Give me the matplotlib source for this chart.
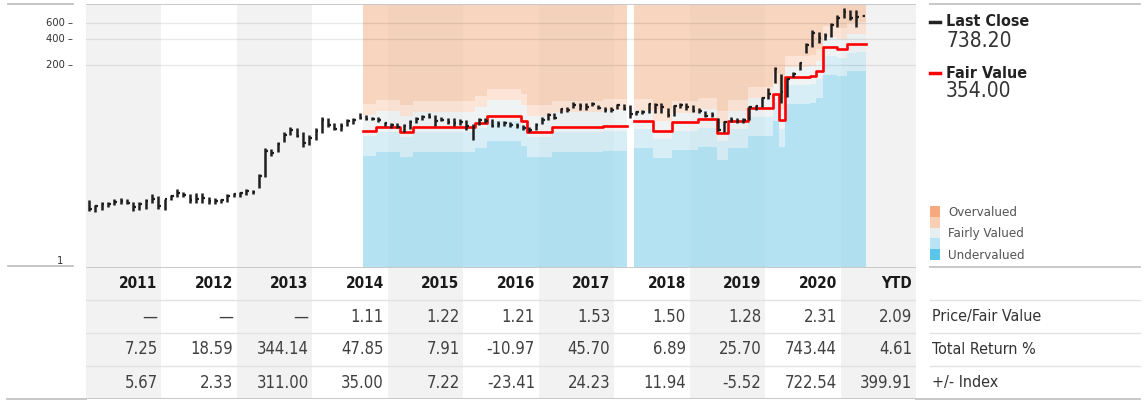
import matplotlib
matplotlib.use('Agg')
import matplotlib.pyplot as plt
from matplotlib import transforms
from matplotlib.lines import Line2D
from matplotlib.patches import Rectangle
import numpy as np

plt.rcParams['font.family'] = ['Liberation Sans Narrow', 'DejaVu Sans']
plt.rcParams['font.stretch'] = 'condensed'

W, H = 1146, 405

# monthly price bars, Jan 2011 .. Apr 2021
START_YEAR = 2011
HIGHS = [5.8, 5.1, 5.5, 5.5, 6.0, 6.1, 6.0, 5.5, 5.5, 6.0, 6.8, 6.4,
         6.0, 6.6, 7.7, 7.2, 6.8, 7.0, 7.0, 6.3, 6.1, 6.0, 6.8, 7.0,
         7.2, 7.7, 7.5, 11.5, 22.8, 22.2, 26.6, 34.5, 39.4, 38.3, 34.5, 32.0,
         38.3, 51.3, 49.9, 43.8, 43.8, 48.7, 49.9, 57.0, 54.1, 51.3, 51.3, 45.0,
         43.8, 43.8, 42.7, 47.4, 51.3, 54.1, 57.0, 54.1, 51.3, 49.9, 49.9, 48.7,
         47.4, 42.7, 50.0, 50.0, 48.7, 46.2, 46.2, 45.1, 43.8, 41.6, 39.4, 43.8,
         51.3, 57.0, 57.0, 65.0, 66.6, 76.0, 74.1, 74.1, 76.0, 70.3, 66.6, 66.6,
         72.2, 72.2, 70.3, 60.1, 61.7, 74.1, 74.1, 74.1, 65.0, 70.3, 74.1, 74.1,
         70.3, 65.0, 60.1, 58.5, 50.0, 46.0, 51.3, 50.0, 50.0, 68.5, 70.3, 86.7,
         110, 191, 158, 143, 167, 217, 358, 504, 478, 466, 606, 747,
         898, 851, 851, 750]
LOWS = [4.3, 4.2, 4.5, 4.8, 5.1, 5.2, 5.2, 4.3, 4.5, 4.6, 5.4, 4.6,
        4.5, 5.8, 6.3, 6.3, 5.4, 5.4, 5.4, 5.2, 5.2, 5.4, 5.5, 6.3,
        6.3, 6.6, 6.8, 7.9, 10.6, 18.3, 20.4, 26.6, 32.0, 30.3, 23.3, 24.6,
        28.1, 33.6, 39.4, 36.5, 35.5, 40.5, 43.0, 48.5, 47.4, 47.4, 45.0, 40.5,
        38.3, 38.3, 34.5, 37.4, 43.8, 47.4, 49.9, 40.5, 46.2, 42.7, 40.5, 41.6,
        36.5, 28.1, 42.0, 44.0, 39.4, 39.4, 40.5, 39.4, 38.3, 36.5, 34.5, 36.5,
        42.7, 47.4, 48.7, 57.0, 58.5, 65.0, 61.7, 61.7, 68.5, 63.3, 58.5, 58.5,
        63.3, 61.7, 50.0, 54.1, 55.6, 57.0, 57.0, 57.0, 51.3, 52.7, 65.0, 61.7,
        58.5, 57.0, 51.3, 51.3, 35.5, 34.6, 45.0, 43.8, 43.8, 47.4, 61.7, 66.7,
        83, 126, 74, 87, 147, 176, 275, 323, 358, 387, 420, 545,
        690, 655, 545, 728]
CLOSES = [4.6, 4.9, 5.3, 5.3, 5.5, 5.6, 5.4, 4.8, 5.2, 5.7, 5.9, 5.0,
          5.9, 6.4, 7.0, 6.6, 5.8, 6.0, 6.2, 5.6, 5.6, 5.8, 6.5, 6.8,
          6.9, 7.3, 7.2, 11.0, 21.0, 20.0, 25.0, 32.0, 37.0, 31.0, 26.0, 30.0,
          36.0, 48.0, 42.0, 38.0, 41.0, 46.0, 48.0, 50.0, 48.5, 49.0, 47.0, 44.0,
          42.0, 40.0, 40.5, 45.0, 49.0, 52.0, 51.0, 46.0, 48.0, 45.0, 44.0, 45.5,
          41.0, 40.0, 48.0, 46.0, 41.0, 43.0, 44.0, 42.0, 41.0, 39.0, 37.0, 42.0,
          48.0, 54.0, 50.0, 63.0, 61.0, 70.0, 68.0, 66.0, 72.0, 65.0, 62.0, 62.5,
          70.0, 64.0, 56.0, 58.0, 59.0, 72.0, 70.0, 66.0, 54.0, 68.0, 70.0, 67.0,
          60.0, 60.0, 53.0, 54.0, 37.0, 45.0, 48.0, 46.0, 47.0, 66.0, 69.0, 84.0,
          95, 180, 100, 140, 160, 210, 345, 470, 410, 430, 580, 700,
          800, 690, 720, 738.2]

# fair value steps (start dates in decimal years), two segments with a data gap
FV1_DATES = [2014.67, 2014.84, 2015.16, 2015.33, 2016.15, 2016.32, 2016.77, 2016.84, 2017.17, 2017.85]
FV1_VALUES = [35.8, 39.8, 34.9, 39.2, 44.2, 53.0, 46.6, 34.9, 39.2, 40.9]
FV1_END = 2018.17
FV2_DATES = [2018.26, 2018.51, 2018.77, 2019.11, 2019.36, 2019.51, 2019.78, 2020.11, 2020.19,
             2020.27, 2020.59, 2020.68, 2020.77, 2020.95, 2021.09, 2021.21]
FV2_VALUES = [46.6, 35.8, 44.5, 48.2, 34.1, 46.5, 64.5, 93.9, 47.4,
              147, 151, 173, 320, 306, 349, 354]
FV2_END = 2021.34

# price / fair value band edges (multiples of fair value) per segment
BANDS1 = [0.52, 0.88, 1.5, 2.0]
BANDS2 = [0.49, 0.8, 1.3, 1.75]
BAND_COLORS = ['#94d7ef', '#c6e7f3', '#e9eeef', '#fbdbc7', '#f6c4a4']

YEARS = ['2011', '2012', '2013', '2014', '2015', '2016', '2017', '2018', '2019', '2020', 'YTD']
PRICE_FV = [None, None, None, 1.11, 1.22, 1.21, 1.53, 1.50, 1.28, 2.31, 2.09]
TOTAL_RETURN = [7.25, 18.59, 344.14, 47.85, 7.91, -10.97, 45.70, 6.89, 25.70, 743.44, 4.61]
PLUS_INDEX = [5.67, 2.33, 311.00, 35.00, 7.22, -23.41, 24.23, 11.94, -5.52, 722.54, 399.91]
ROW_LABELS = ['Price/Fair Value', 'Total Return %', '+/- Index']

LAST_CLOSE = 738.20
FAIR_VALUE = 354.00
YTICKS = [200, 400, 600]

LEGEND_LABELS = ['Overvalued', '', 'Fairly Valued', '', 'Undervalued']
LEGEND_COLORS = ['#f5a97c', '#f9cfb4', '#e8eff2', '#b8e4f4', '#5bc5ea']


def fx(px):
    return px / W


def fy(py):
    return 1 - py / H


def fig_line(x0, x1, y, color='#cccccc', lw=1.0):
    fig.add_artist(Line2D([fx(x0), fx(x1)], [fy(y), fy(y)], transform=fig.transFigure,
                          color=color, lw=lw))


fig = plt.figure(figsize=(W / 100, H / 100), dpi=100)
ax = fig.add_axes([fx(86), fy(267), 830 / W, 263 / H])
tax = fig.add_axes([fx(86), fy(399), 830 / W, 132 / H])

n_cols = len(YEARS)
for a in (ax, tax):
    for i in range(n_cols):
        if i % 2 == 0:
            a.axvspan(START_YEAR + i, START_YEAR + i + 1, color='#f2f2f2', lw=0, zorder=0)
    a.set_xlim(START_YEAR, START_YEAR + n_cols)
    a.axis('off')

ax.set_yscale('log')
ax.set_ylim(1, 1000)

# valuation bands
for dates, values, end, mults in [(FV1_DATES, FV1_VALUES, FV1_END, BANDS1),
                                  (FV2_DATES, FV2_VALUES, FV2_END, BANDS2)]:
    xs = np.array(dates + [end])
    fv = np.array(values + [values[-1]])
    edges = [np.ones_like(fv)] + [fv * m for m in mults] + [np.full_like(fv, 1000)]
    for k in range(5):
        ax.fill_between(xs, edges[k], edges[k + 1], step='post', color=BAND_COLORS[k],
                        alpha=0.7, lw=0, zorder=1)
    ax.step(xs, fv, where='post', color='#ff0000', lw=1.9, zorder=3)

for t in YTICKS:
    ax.axhline(t, color='black', alpha=0.09, lw=0.9, zorder=2)
ax.axhline(1000, color='#c8c8c8', lw=1.4, zorder=2)

# price bars
n = len(HIGHS)
mx = START_YEAR + (np.arange(n) + 0.5) / 12
ax.vlines(mx, LOWS, HIGHS, color='#1e1e1e', lw=1.8, zorder=4)
ax.hlines(CLOSES, mx, mx + 0.035, color='#1e1e1e', lw=1.6, zorder=4)

# y tick labels
trans = transforms.blended_transform_factory(fig.transFigure, ax.transData)
for t in YTICKS:
    ax.text(fx(73), t, f'{t} \u2013', ha='right', va='center', fontsize=8,
            color='#333333', transform=trans)
ax.text(fx(63), 1.02, '1', ha='right', va='bottom', fontsize=8, color='#333333',
        transform=trans)

# table
tax.set_ylim(0, 4)
for yv in [3, 2, 1]:
    tax.axhline(yv, color='#e2e2e2', lw=1.0)
tax.axhline(4, color='#c8c8c8', lw=1.4)
tax.axhline(0, color='#c8c8c8', lw=1.4)
rows = [PRICE_FV, TOTAL_RETURN, PLUS_INDEX]
for i, yr in enumerate(YEARS):
    xr = START_YEAR + i + 1 - 0.05
    tax.text(xr, 3.5, yr, ha='right', va='center', fontsize=11, fontweight='bold',
             color='#1a1a1a')
    for r, vals in enumerate(rows):
        v = vals[i]
        s = '\u2014' if v is None else f'{v:.2f}'
        tax.text(xr, 2.5 - r, s, ha='right', va='center', fontsize=12, color='#404040')

for r, lab in enumerate(ROW_LABELS):
    fig.text(fx(932), fy(317 + 33 * r), lab, ha='left', va='center', fontsize=11.5,
             color='#333333')

# lines outside the plot
fig_line(8, 73, 4, '#bbbbbb', 1.2)
fig_line(8, 73, 266, '#bbbbbb', 1.2)
fig_line(930, 1140, 4, '#c8c8c8', 1.4)
fig_line(930, 1140, 267, '#c8c8c8', 1.4)
for yv in [300, 333, 366]:
    fig_line(930, 1140, yv, '#e2e2e2', 1.0)
fig_line(7, 86, 399, '#c8c8c8', 1.4)
fig_line(916, 1140, 399, '#c8c8c8', 1.4)

# legend
fig.add_artist(Line2D([fx(930), fx(940)], [fy(22), fy(22)], transform=fig.transFigure,
                      color='#222222', lw=2.5))
fig.text(fx(946), fy(22), 'Last Close', ha='left', va='center', fontsize=11.5,
         fontweight='bold', color='#222222')
fig.text(fx(946), fy(41), f'{LAST_CLOSE:.2f}', ha='left', va='center', fontsize=15,
         color='#333333')
fig.add_artist(Line2D([fx(930), fx(940)], [fy(73), fy(73)], transform=fig.transFigure,
                      color='#ff0000', lw=2.5))
fig.text(fx(946), fy(73), 'Fair Value', ha='left', va='center', fontsize=11.5,
         fontweight='bold', color='#222222')
fig.text(fx(946), fy(91), f'{FAIR_VALUE:.2f}', ha='left', va='center', fontsize=15,
         color='#333333')

sq_top, sq_h = 206, 10.8
for k, (lab, col) in enumerate(zip(LEGEND_LABELS, LEGEND_COLORS)):
    y0 = sq_top + k * sq_h
    fig.add_artist(Rectangle((fx(930), fy(y0 + sq_h)), 10 / W, sq_h / H,
                             transform=fig.transFigure, color=col, lw=0))
    if lab:
        fig.text(fx(948), fy(y0 + sq_h / 2 + 1), lab, ha='left', va='center',
                 fontsize=9.5, color='#555555')

fig.savefig('out.png', dpi=100)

*EXERCISE OBJECTIVE*
Write out again exactly the lines from the start of the data above through the line containing "W, H = 1146, 405", inclusive, excluding any pictures.

*TASK OUTPUT*
Give me the matplotlib source for this chart.
import matplotlib
matplotlib.use('Agg')
import matplotlib.pyplot as plt
from matplotlib import transforms
from matplotlib.lines import Line2D
from matplotlib.patches import Rectangle
import numpy as np

plt.rcParams['font.family'] = ['Liberation Sans Narrow', 'DejaVu Sans']
plt.rcParams['font.stretch'] = 'condensed'

W, H = 1146, 405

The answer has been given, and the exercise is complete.